Noch ein Aspekt sei genannt, was zu diesem Thema gehört: Nicht alles, was wir in den Evangelien als Wort Jesu hören, wurde vom Menschen Jesus selbst gesprochen. Jesus Christus ist der Auferstandene – er spricht durch die Menschen, die ihm nachfolgen. Entsprechend mögen bestimmte Worte historisch-kritisch nicht auf den Menschen Jesus zurückzuführen sein, doch bedeutet das für den Glaubenden nicht, dass sie gar nichts mit Jesus Christus zu tun haben, denn er wirkt ja in seinem Geist und redet durch seinen Geist durch Menschen. Von daher haben sie große Bedeutung. Die Konzentration auf den Menschen Jesus in der historisch-kritischen Exegese ist richtig, auch um einen Maßstab zu bekommen. Die Verabsolutierung des Menschen Jesus von Nazareth, ohne das Wirken des Auferstandenen zu berücksichtigen, erfasst jedoch nur einen Bruchteil, ist für den Glaubenden also zu wenig.

Texte sind Textilien – Tiefenstruktur

Glaubende haben eine andere Perspektive auf die Welt. Vergleichbar ist das mit dem, was die Linguistik herausgearbeitet hat: Oberfläche eines Textes und Tiefenstruktur eines Textes. Das Wort Text kommt von „weben“. Worte werden zusammengewebt. Bei einem gewobenen Teppich kann man Vorder- und Rückseite voneinander unterscheiden. Die Oberfläche ist ordentlich, mehr von der Struktur (der Knüpftechnik usw.) kann man auf der Rückseite erkennen. Wir interpretieren den Text – wenn man nicht tiefer in die Sprache eingedrungen ist – allein von der Oberfläche her (schönes Beispiel sind Gedichte). Wenn man einen Blick für Texte bekommen hat (dominieren Verben, Substantive, Imperative, Adjektive, Satzbrüche…), dann bekommt man eine Intention davon, was diese Texte auch auf der tieferen Ebene, der Ebene des Unterbewussten zu erreichen suchen (helle Vokale machen fröhlich – wenn sie nicht schrill übertrieben werden, dunkle Vokale beruhigen und wirken, wenn übertrieben wird, bedrohlich).

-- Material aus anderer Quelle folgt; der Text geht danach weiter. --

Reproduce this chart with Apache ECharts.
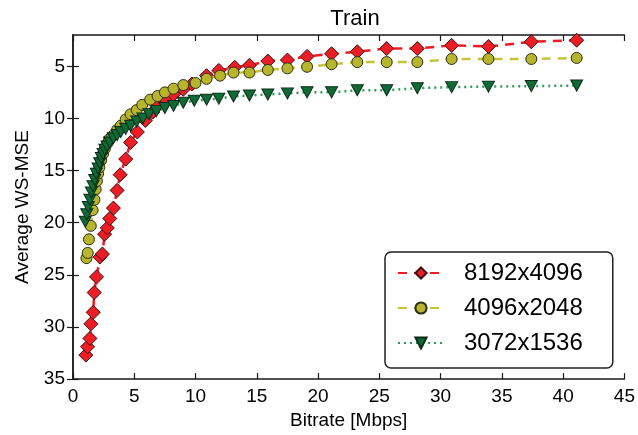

Entsprechend hat auch die Welt eine Oberfläche – und die Welt-Interpretation unter der Oberfläche, die Tiefenstruktur, die versuchen Fachleute als Wissenschaftler zu ergründen, wieder auf einer noch tieferen Ebene agieren die Glaubenden. Um im Bild zu bleiben: Wissenschaftler suchen die Unterseite des Teppichs ab, um zu verstehen, Glaubende schauen auf diejenigen, die den Teppich hergestellt haben und auf den Boden, auf dem der Teppich liegt.